WHAT YOU ARE ASKED TO DO
Select from the data all lines with the word "drawn".

MATERIAL PROVIDED
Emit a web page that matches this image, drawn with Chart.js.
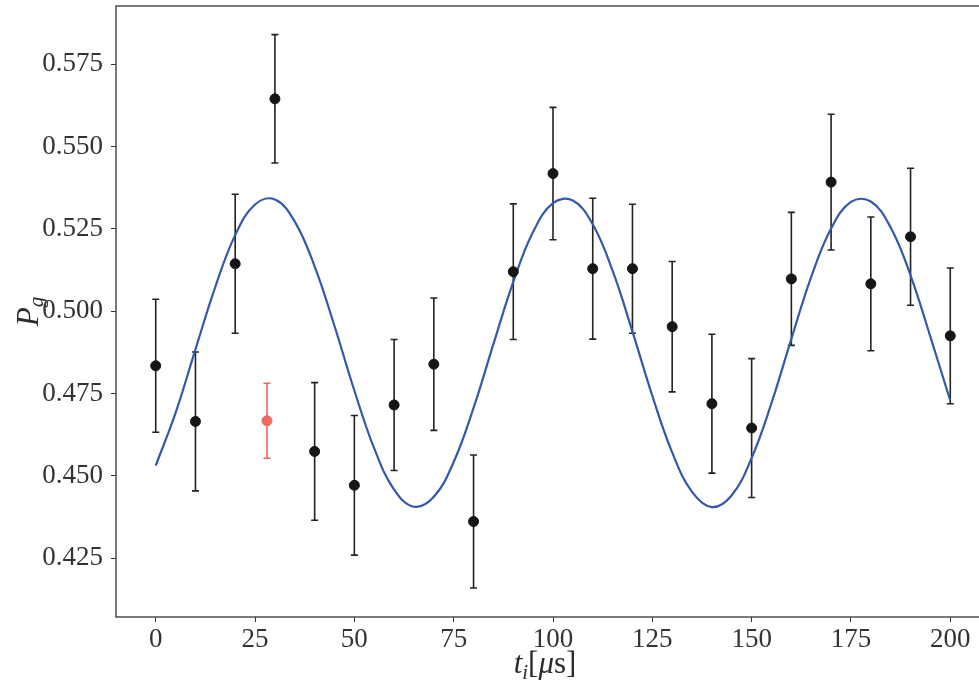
<!DOCTYPE html>
<html>
<head>
<meta charset="utf-8">
<script src="https://cdn.jsdelivr.net/npm/chart.js@4.4.1/dist/chart.umd.min.js"></script>
<style>
  html, body { margin: 0; padding: 0; background: #fff; overflow: hidden; }
  #wrap { position: absolute; left: 0; top: 0; width: 1000px; height: 685px; }
</style>
</head>
<body>
<div id="wrap"><canvas id="pgChart" width="1000" height="685"></canvas></div>
<script>
// measured points (black)
const tData = [0, 10, 20, 30, 40, 50, 60, 70, 80, 90, 100, 110, 120, 130, 140, 150, 160, 170, 180, 190, 200]
const pData = [0.4834, 0.4665, 0.5144, 0.5645, 0.4574, 0.4471, 0.4715, 0.4839, 0.4361, 0.5120, 0.5418,
  0.5129, 0.5129, 0.4953, 0.4719, 0.4645, 0.5098, 0.5392, 0.5083, 0.5226, 0.4925]
const pErr = [0.0202, 0.0211, 0.0211, 0.0195, 0.0209, 0.0212, 0.0199, 0.0201, 0.0202, 0.0206, 0.0201,
  0.0214, 0.0196, 0.0198, 0.0211, 0.0211, 0.0202, 0.0206, 0.0203, 0.0208, 0.0206]

// the red point
const redT = [28]
const redP = [0.4667]
const redErr = [0.0114]

// fit curve, every 5 us
const fitT = [0, 5, 10, 15, 20, 25, 30, 35, 40, 45, 50, 55, 60, 65, 70, 75, 80, 85, 90, 95, 100,
  105, 110, 115, 120, 125, 130, 135, 140, 145, 150, 155, 160, 165, 170, 175, 180, 185, 190, 195, 200]
const fitP = [0.4531, 0.4691, 0.4884, 0.5074, 0.5231, 0.5324, 0.5339, 0.5272, 0.5136, 0.4955, 0.4759,
  0.4583, 0.4458, 0.4406, 0.4436, 0.4542, 0.4706, 0.4900, 0.5089, 0.5241, 0.5328,
  0.5336, 0.5264, 0.5123, 0.4938, 0.4743, 0.4571, 0.4451, 0.4405, 0.4441, 0.4554,
  0.4721, 0.4916, 0.5104, 0.5251, 0.5332, 0.5333, 0.5254, 0.5109, 0.4922, 0.4728]

const xTicks = [0, 25, 50, 75, 100, 125, 150, 175, 200]
const yTicks = [0.425, 0.450, 0.475, 0.500, 0.525, 0.550, 0.575]

const axisColor = "#333333"
const tickFont = { family: "'Liberation Serif', 'DejaVu Serif', serif", size: 27 }

const toPoints = (xs, ys) => xs.map((x, i) => ({ x: x, y: ys[i] }))

// error bars with caps, drawn under the markers
const errorBars = {
  id: "errorBars",
  beforeDatasetsDraw(chart) {
    const { ctx, scales } = chart
    chart.data.datasets.forEach((ds, di) => {
      if (!ds.errors || !chart.isDatasetVisible(di)) return
      ctx.save()
      ctx.strokeStyle = ds.barColor
      ctx.lineWidth = 1.6
      ds.data.forEach((pt, i) => {
        const px = scales.x.getPixelForValue(pt.x)
        const top = scales.y.getPixelForValue(pt.y + ds.errors[i])
        const bot = scales.y.getPixelForValue(pt.y - ds.errors[i])
        ctx.beginPath()
        ctx.moveTo(px, top)
        ctx.lineTo(px, bot)
        ctx.moveTo(px - 3.5, top)
        ctx.lineTo(px + 3.5, top)
        ctx.moveTo(px - 3.5, bot)
        ctx.lineTo(px + 3.5, bot)
        ctx.stroke()
      })
      ctx.restore()
    })
  },
}

// box round the plot + axis titles with sub/italic parts
const frameAndTitles = {
  id: "frameAndTitles",
  afterDraw(chart) {
    const { ctx, chartArea: a } = chart
    ctx.save()
    ctx.strokeStyle = axisColor
    ctx.lineWidth = 1.3
    ctx.strokeRect(a.left, a.top, a.right - a.left, a.bottom - a.top)

    ctx.fillStyle = "#2b2b2b"
    ctx.textBaseline = "alphabetic"
    const serif = "'Liberation Serif', 'DejaVu Serif', serif"
    const drawParts = (parts, cx, baseY) => {
      let total = 0
      parts.forEach((p) => {
        ctx.font = p.font
        p.w = ctx.measureText(p.t).width
        total += p.w
      })
      let x = cx - total / 2
      parts.forEach((p) => {
        ctx.font = p.font
        ctx.fillText(p.t, x, baseY + (p.dy || 0))
        x += p.w
      })
    }

    // x title
    drawParts([
      { t: "t", font: "italic 31px " + serif },
      { t: "i", font: "italic 21px " + serif, dy: 6 },
      { t: "[", font: "31px " + serif },
      { t: "μ", font: "italic 31px " + serif },
      { t: "s]", font: "31px " + serif },
    ], (a.left + a.right) / 2 - 8, 673)

    // y title, rotated
    ctx.translate(38, (a.top + a.bottom) / 2)
    ctx.rotate(-Math.PI / 2)
    drawParts([
      { t: "P", font: "italic 31px " + serif },
      { t: "g", font: "italic 21px " + serif, dy: 5 },
    ], 0, 0)
    ctx.restore()
  },
}

const ctx = document.getElementById("pgChart").getContext("2d")
const pgChart = new Chart(ctx, {
  type: "scatter",
  data: {
    datasets: [
      {
        label: "fit",
        data: toPoints(fitT, fitP),
        showLine: true,
        borderColor: "#3458ab",
        borderWidth: 2.2,
        pointRadius: 0,
        tension: 0.4,
        order: 2,
      },
      {
        label: "data",
        data: toPoints(tData, pData),
        errors: pErr,
        barColor: "#222222",
        backgroundColor: "#161616",
        borderColor: "#161616",
        pointRadius: 5,
        order: 1,
      },
      {
        label: "outlier",
        data: toPoints(redT, redP),
        errors: redErr,
        barColor: "#ef6a5e",
        backgroundColor: "#ef6a5e",
        borderColor: "#ef6a5e",
        pointRadius: 5,
        order: 0,
      },
    ],
  },
  options: {
    responsive: false,
    animation: false,
    layout: { padding: { top: 4, right: 10, left: 0, bottom: 0 } },
    plugins: {
      legend: { display: false },
      tooltip: { enabled: false },
    },
    scales: {
      x: {
        type: "linear",
        min: -10,
        max: 210,
        afterBuildTicks: (scale) => {
          scale.ticks = xTicks.map((v) => ({ value: v }))
        },
        afterFit: (scale) => {
          scale.height = 68
          scale.paddingLeft = 0
          scale.paddingRight = 0
        },
        grid: { drawOnChartArea: false, drawTicks: true, tickLength: 5, color: axisColor },
        border: { display: false },
        ticks: {
          font: tickFont,
          color: "#333333",
          padding: 2,
          maxRotation: 0,
          callback: (v) => String(v),
        },
      },
      y: {
        type: "linear",
        min: 0.4071,
        max: 0.5927,
        afterBuildTicks: (scale) => {
          scale.ticks = yTicks.map((v) => ({ value: v }))
        },
        afterFit: (scale) => {
          scale.width = 116
          scale.paddingTop = 0
          scale.paddingBottom = 0
        },
        grid: { drawOnChartArea: false, drawTicks: true, tickLength: 5, color: axisColor },
        border: { display: false },
        ticks: {
          font: tickFont,
          color: "#333333",
          padding: 8,
          callback: (v) => v.toFixed(3),
        },
      },
    },
  },
  plugins: [errorBars, frameAndTitles],
})
</script>
</body>
</html>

EXERCISE RESULT
Emit a web page that matches this image, drawn with Chart.js.
// error bars with caps, drawn under the markers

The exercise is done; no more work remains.